Pourtant, c'est Faludi elle-même qui, autopsiant les déboires masculins des années 80 et 90 (Stiffed est paru après la crise économique précédente), soutenait que l'homme avait alors été trahi dans ses valeurs les plus profondes.

La loyauté, par exemple, envers l'entreprise ou envers l'État: l'homme est brutalement mis à pied ou jeté dans une guerre perdue. Ou la fierté de produire, de bâtir, de lutter pour protéger et nourrir sa couvée.

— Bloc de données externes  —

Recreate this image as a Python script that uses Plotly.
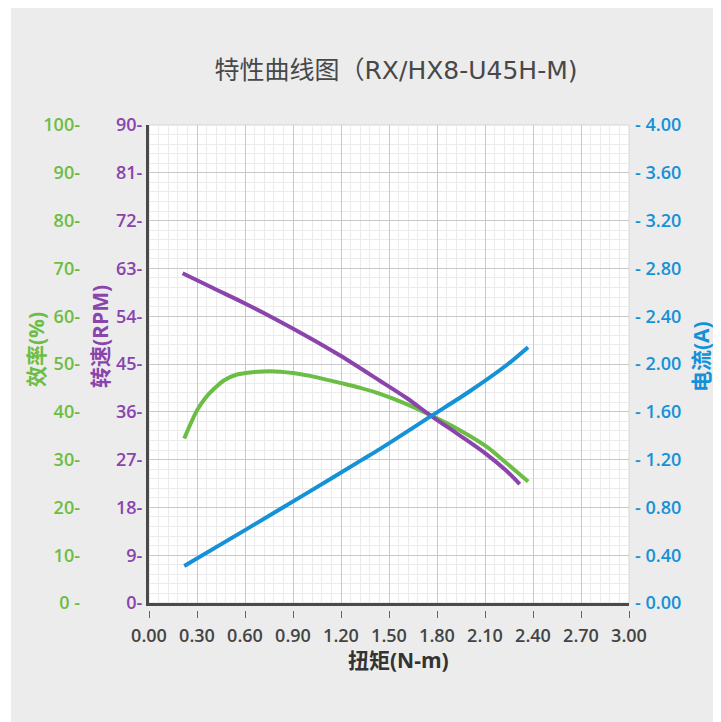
import plotly.graph_objects as go

# ---- data ----
eff_torque = [0.22, 0.26, 0.30, 0.35, 0.40, 0.47, 0.55, 0.65, 0.76, 0.90, 1.05, 1.20,
              1.32, 1.44, 1.61, 1.765, 1.94, 2.11, 2.23, 2.37]
eff_values = [34.4, 37.5, 40.3, 42.8, 44.6, 46.6, 47.8, 48.3, 48.5, 48.1, 47.2, 46.0,
              45.0, 43.8, 41.6, 39.2, 36.2, 32.7, 29.4, 25.4]

rpm_torque = [0.21, 0.40, 0.60, 0.80, 1.00, 1.20, 1.44, 1.61, 1.765, 1.94, 2.11, 2.23, 2.317]
rpm_values = [62.1, 59.3, 56.4, 53.3, 50.0, 46.5, 41.9, 38.6, 35.2, 31.6, 28.0, 25.0, 22.4]

cur_torque = [0.22, 0.60, 1.00, 1.333, 1.442, 1.765, 2.00, 2.24, 2.369]
cur_values = [0.31, 0.61, 0.93, 1.20, 1.288, 1.566, 1.768, 1.996, 2.141]

x_ticks = [0.00, 0.30, 0.60, 0.90, 1.20, 1.50, 1.80, 2.10, 2.40, 2.70, 3.00]
eff_ticks = [0, 10, 20, 30, 40, 50, 60, 70, 80, 90, 100]
rpm_ticks = [0, 9, 18, 27, 36, 45, 54, 63, 72, 81, 90]
cur_ticks = [0.00, 0.40, 0.80, 1.20, 1.60, 2.00, 2.40, 2.80, 3.20, 3.60, 4.00]

chart_title = "特性曲线图（RX/HX8-U45H-M)"
x_title = "扭矩(N-m)"
eff_title = "效率(%)"
rpm_title = "转速(RPM)"
cur_title = "电流(A)"

GREEN = "#6cbd45"
PURPLE = "#8a44ac"
BLUE = "#1591d8"
CJK = "Noto Sans CJK SC"
LAB = "Open Sans, Noto Sans CJK SC"

W, H = 721, 722
ML, MR, MT, MB = 10, 100, 117, 60
PW = W - ML - MR
PH = H - MT - MB
PLOT_L = 141
PLOT_B = 595
x0 = (PLOT_L - ML) / PW
y0 = (H - MB - PLOT_B) / PH


def px(xp):
    return (xp - ML) / PW


def py(yp):
    return (H - MB - yp) / PH


fig = go.Figure()
fig.add_trace(go.Scatter(x=eff_torque, y=eff_values, mode="lines", yaxis="y",
                         line=dict(color=GREEN, width=4, shape="spline", smoothing=0.8),
                         showlegend=False))
fig.add_trace(go.Scatter(x=rpm_torque, y=rpm_values, mode="lines", yaxis="y2",
                         line=dict(color=PURPLE, width=4, shape="spline", smoothing=0.8),
                         showlegend=False))
fig.add_trace(go.Scatter(x=cur_torque, y=cur_values, mode="lines", yaxis="y3",
                         line=dict(color=BLUE, width=4, shape="spline", smoothing=0.8),
                         showlegend=False))
# empty trace so that the detached tick axis is drawn
fig.add_trace(go.Scatter(x=[None], y=[None], xaxis="x2", yaxis="y2", mode="lines",
                         showlegend=False, hoverinfo="skip"))

TS = 18
TT = 21


def tf(color):
    return dict(family=LAB, size=TS, color=color, weight=600)


fig.update_layout(
    width=W, height=H,
    margin=dict(l=ML, r=MR, t=MT, b=MB, autoexpand=False),
    paper_bgcolor="#ececec",
    plot_bgcolor="#ffffff",
    font=dict(family=CJK),
    title=dict(text=chart_title, x=px(388), xref="paper",
               xanchor="center", y=1 - 62 / H, yanchor="middle",
               font=dict(family="DejaVu Sans, Noto Sans CJK SC", size=25, color="#484848")),
    xaxis=dict(domain=[x0, 1], range=[0, 3], tickvals=x_ticks, showticklabels=False,
               showgrid=True, gridcolor="#c9c9c9", gridwidth=1,
               minor=dict(dtick=0.06, showgrid=True, gridcolor="#ebebeb", gridwidth=1),
               showline=True, linecolor="#4a4a4a", linewidth=3, zeroline=False,
               ticks="", automargin=False),
    xaxis2=dict(overlaying="x", anchor="free", position=py(602),
                domain=[x0, 1], range=[0, 3], tickvals=x_ticks,
                ticktext=[f"{v:.2f}" for v in x_ticks],
                ticks="outside", ticklen=7, tickcolor="#666", tickwidth=1,
                ticklabelstandoff=2,
                showgrid=False, showline=False, zeroline=False, automargin=False,
                tickfont=tf("#444")),
    yaxis=dict(domain=[y0, 1], range=[0, 100], tickvals=eff_ticks,
               ticktext=[f"{v}-" if v else "0 -" for v in eff_ticks],
               anchor="free", position=px(72), side="left", automargin=False,
               showgrid=False, zeroline=False, showline=False, ticks="",
               tickfont=tf(GREEN)),
    yaxis2=dict(domain=[y0, 1], range=[0, 90], tickvals=rpm_ticks,
                ticktext=[f"{v}-" for v in rpm_ticks],
                overlaying="y", anchor="x", side="left", automargin=False,
                showgrid=True, gridcolor="#c9c9c9", gridwidth=1,
                minor=dict(dtick=1.8, showgrid=True, gridcolor="#ebebeb", gridwidth=1),
                showline=True, linecolor="#4a4a4a", linewidth=3, zeroline=False, ticks="",
                tickfont=tf(PURPLE)),
    yaxis3=dict(domain=[y0, 1], range=[0, 4], tickvals=cur_ticks,
                ticktext=[f"- {v:.2f}" for v in cur_ticks],
                overlaying="y", anchor="x", side="right", ticklabelstandoff=5,
                automargin=False,
                showgrid=False, zeroline=False, showline=False, ticks="",
                tickfont=tf(BLUE)),
    annotations=[
        dict(text=f"<b>{x_title}</b>", xref="paper", yref="paper", x=px(390), y=py(652),
             showarrow=False, xanchor="center", yanchor="middle",
             font=dict(family=LAB, size=TT, color="#333")),
        dict(text=f"<b>{eff_title}</b>", xref="paper", yref="paper", x=px(28), y=py(342),
             showarrow=False, xanchor="center", yanchor="middle", textangle=-90,
             font=dict(family=LAB, size=TT, color=GREEN)),
        dict(text=f"<b>{rpm_title}</b>", xref="paper", yref="paper", x=px(92), y=py(329),
             showarrow=False, xanchor="center", yanchor="middle", textangle=-90,
             font=dict(family=LAB, size=TT, color=PURPLE)),
        dict(text=f"<b>{cur_title}</b>", xref="paper", yref="paper", x=px(693), y=py(349),
             showarrow=False, xanchor="center", yanchor="middle", textangle=-90,
             font=dict(family=LAB, size=TT, color=BLUE)),
    ],
    shapes=[
        # light top/right border of plot area
        dict(type="rect", xref="paper", yref="paper", x0=x0, x1=1, y0=y0, y1=1,
             line=dict(color="#d6d6d6", width=1), layer="below"),
        # white strip at the left edge of the page
        dict(type="rect", xref="paper", yref="paper",
             x0=px(0), x1=px(3), y0=py(H), y1=py(0),
             line=dict(width=0), fillcolor="#ffffff", layer="below"),
    ],
)

fig.write_html("out.html")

Faludi observe: «Plus je vois ce que les hommes ont perdu - un rôle social, un emploi fiable et rémunérateur, l'appréciation à la maison, le respect dans la culture populaire - plus je constate qu'ils sont rabaissés à un statut comparable à celui des femmes dans les années 50.» Un statut, justement, que les femmes ont jeté à la poubelle de l'Histoire... en même temps que leur soutien-gorge!

Comment ne pas voir que tout cela se répète aujourd'hui?

«Pôôôvres hommes!» s'exclamera-t-on sans doute sur le mode du persiflage, en les priant de se taire. C'est vrai. Silence. Le stoïcisme est aussi une valeur dite masculine, après tout.